*WHAT IS NEEDED*:
Below is a listing to transcribe in full and exactly; keep the pictures out.
## BEGIN
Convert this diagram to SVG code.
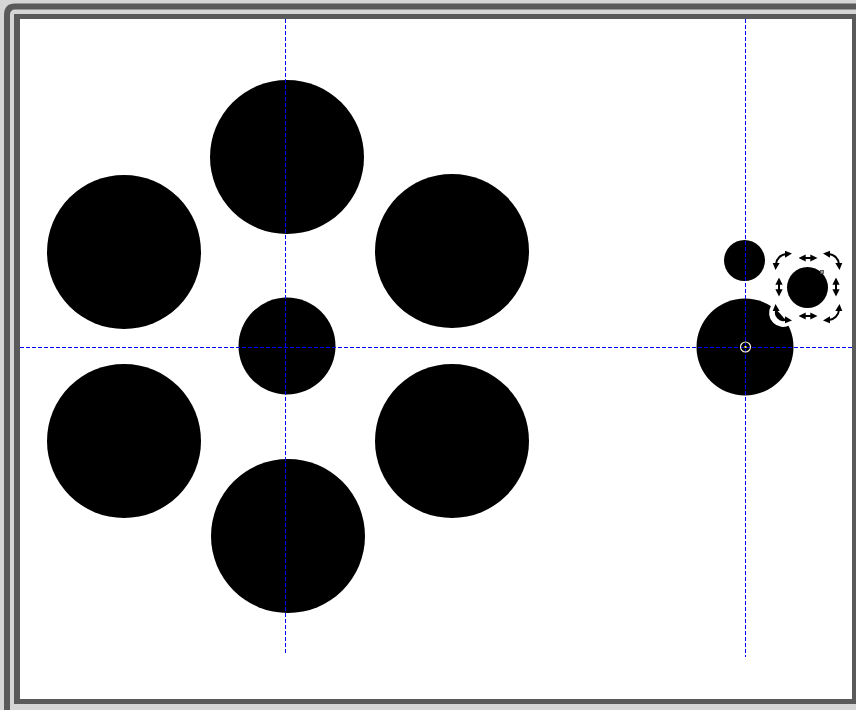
<svg xmlns="http://www.w3.org/2000/svg" width="856" height="710" viewBox="0 0 856 710">
<defs>
<style>
.dot{fill:#000}
.guide{stroke:#0000ff;stroke-width:1;stroke-dasharray:4 2;fill:none;shape-rendering:crispEdges}
.frame{fill:none;stroke:#5a5a5a}
.hw{fill:none;stroke:#fff;stroke-width:6;stroke-linecap:round}
.hb{fill:none;stroke:#000;stroke-width:2}
</style>
<marker id="ah" viewBox="0 0 6 6" refX="1" refY="3" markerWidth="3.6" markerHeight="3.6" orient="auto-start-reverse" markerUnits="strokeWidth">
<path d="M0,0 L6,3 L0,6 Z" fill="#000"/>
</marker>
<g id="rot">
<path class="hw" d="M -7.5 7.5 A 11 11 0 0 1 7.5 -7.5"/>
<path class="hb" d="M -5 5 A 11 11 0 0 1 5 -5" marker-start="url(#ah)" marker-end="url(#ah)"/>
</g>
<g id="dbl">
<path class="hw" d="M -7 0 H 7"/>
<path class="hb" d="M -3.5 0 H 3.5" marker-start="url(#ah)" marker-end="url(#ah)"/>
</g>
</defs>
<rect width="856" height="710" fill="#d6d6d6"/>
<path class="frame" stroke-width="6" d="M 7 715 V 15 Q 7 6.5 15 6.5 H 862"/>
<rect x="14" y="14" width="850" height="690" fill="#5a5a5a"/>
<rect x="20" y="19" width="832" height="680" fill="#fff"/>

<g id="n-top"><circle class="dot" cx="287" cy="157" r="77"/></g>
<g id="n-upper-left"><circle class="dot" cx="124" cy="252" r="77"/></g>
<g id="n-upper-right"><circle class="dot" cx="452" cy="251" r="77"/></g>
<g id="n-center"><circle class="dot" cx="287" cy="346" r="48.5"/></g>
<g id="n-lower-left"><circle class="dot" cx="124" cy="441" r="77"/></g>
<g id="n-lower-right"><circle class="dot" cx="452" cy="441" r="77"/></g>
<g id="n-bottom"><circle class="dot" cx="288" cy="536" r="77"/></g>

<g id="n-right-big"><circle class="dot" cx="745" cy="347" r="48.5"/></g>
<g id="n-right-small"><circle class="dot" cx="744.5" cy="260.5" r="20.5"/></g>
<g id="n-right-selected"><circle class="dot" cx="807.5" cy="287.5" r="20.5"/></g>

<g id="guides">
<line class="guide" x1="285.5" y1="19" x2="285.5" y2="655"/>
<line class="guide" x1="745.5" y1="19" x2="745.5" y2="657"/>
<line class="guide" x1="20" y1="347.5" x2="852" y2="347.5"/>
</g>

<g id="selection-handles">
<use href="#rot" transform="translate(781,259)"/>
<use href="#rot" transform="translate(834,259) rotate(90)"/>
<use href="#rot" transform="translate(834,315) rotate(180)"/>
<use href="#rot" transform="translate(781,315) rotate(270)"/>
<use href="#dbl" transform="translate(808,258)"/>
<use href="#dbl" transform="translate(808,316)"/>
<use href="#dbl" transform="translate(779,287) rotate(90)"/>
<use href="#dbl" transform="translate(836,287) rotate(90)"/>
<rect x="820.5" y="270.5" width="3" height="3" fill="#999" stroke="#444" stroke-width="0.8"/>
</g>

<g id="center-marker">
<circle cx="745.5" cy="347" r="5" fill="none" stroke="#f4f0d0" stroke-width="1.2"/>
<rect x="744.5" y="346" width="2" height="2" fill="#ffee55"/>
</g>
</svg>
## END
*WORKED SOLUTION*:
Convert this diagram to SVG code.
<svg xmlns="http://www.w3.org/2000/svg" width="856" height="710" viewBox="0 0 856 710">
<defs>
<style>
.dot{fill:#000}
.guide{stroke:#0000ff;stroke-width:1;stroke-dasharray:4 2;fill:none;shape-rendering:crispEdges}
.frame{fill:none;stroke:#5a5a5a}
.hw{fill:none;stroke:#fff;stroke-width:6;stroke-linecap:round}
.hb{fill:none;stroke:#000;stroke-width:2}
</style>
<marker id="ah" viewBox="0 0 6 6" refX="1" refY="3" markerWidth="3.6" markerHeight="3.6" orient="auto-start-reverse" markerUnits="strokeWidth">
<path d="M0,0 L6,3 L0,6 Z" fill="#000"/>
</marker>
<g id="rot">
<path class="hw" d="M -7.5 7.5 A 11 11 0 0 1 7.5 -7.5"/>
<path class="hb" d="M -5 5 A 11 11 0 0 1 5 -5" marker-start="url(#ah)" marker-end="url(#ah)"/>
</g>
<g id="dbl">
<path class="hw" d="M -7 0 H 7"/>
<path class="hb" d="M -3.5 0 H 3.5" marker-start="url(#ah)" marker-end="url(#ah)"/>
</g>
</defs>
<rect width="856" height="710" fill="#d6d6d6"/>
<path class="frame" stroke-width="6" d="M 7 715 V 15 Q 7 6.5 15 6.5 H 862"/>
<rect x="14" y="14" width="850" height="690" fill="#5a5a5a"/>
<rect x="20" y="19" width="832" height="680" fill="#fff"/>

<g id="n-top"><circle class="dot" cx="287" cy="157" r="77"/></g>
<g id="n-upper-left"><circle class="dot" cx="124" cy="252" r="77"/></g>
<g id="n-upper-right"><circle class="dot" cx="452" cy="251" r="77"/></g>
<g id="n-center"><circle class="dot" cx="287" cy="346" r="48.5"/></g>
<g id="n-lower-left"><circle class="dot" cx="124" cy="441" r="77"/></g>
<g id="n-lower-right"><circle class="dot" cx="452" cy="441" r="77"/></g>
<g id="n-bottom"><circle class="dot" cx="288" cy="536" r="77"/></g>

<g id="n-right-big"><circle class="dot" cx="745" cy="347" r="48.5"/></g>
<g id="n-right-small"><circle class="dot" cx="744.5" cy="260.5" r="20.5"/></g>
<g id="n-right-selected"><circle class="dot" cx="807.5" cy="287.5" r="20.5"/></g>

<g id="guides">
<line class="guide" x1="285.5" y1="19" x2="285.5" y2="655"/>
<line class="guide" x1="745.5" y1="19" x2="745.5" y2="657"/>
<line class="guide" x1="20" y1="347.5" x2="852" y2="347.5"/>
</g>

<g id="selection-handles">
<use href="#rot" transform="translate(781,259)"/>
<use href="#rot" transform="translate(834,259) rotate(90)"/>
<use href="#rot" transform="translate(834,315) rotate(180)"/>
<use href="#rot" transform="translate(781,315) rotate(270)"/>
<use href="#dbl" transform="translate(808,258)"/>
<use href="#dbl" transform="translate(808,316)"/>
<use href="#dbl" transform="translate(779,287) rotate(90)"/>
<use href="#dbl" transform="translate(836,287) rotate(90)"/>
<rect x="820.5" y="270.5" width="3" height="3" fill="#999" stroke="#444" stroke-width="0.8"/>
</g>

<g id="center-marker">
<circle cx="745.5" cy="347" r="5" fill="none" stroke="#f4f0d0" stroke-width="1.2"/>
<rect x="744.5" y="346" width="2" height="2" fill="#ffee55"/>
</g>
</svg>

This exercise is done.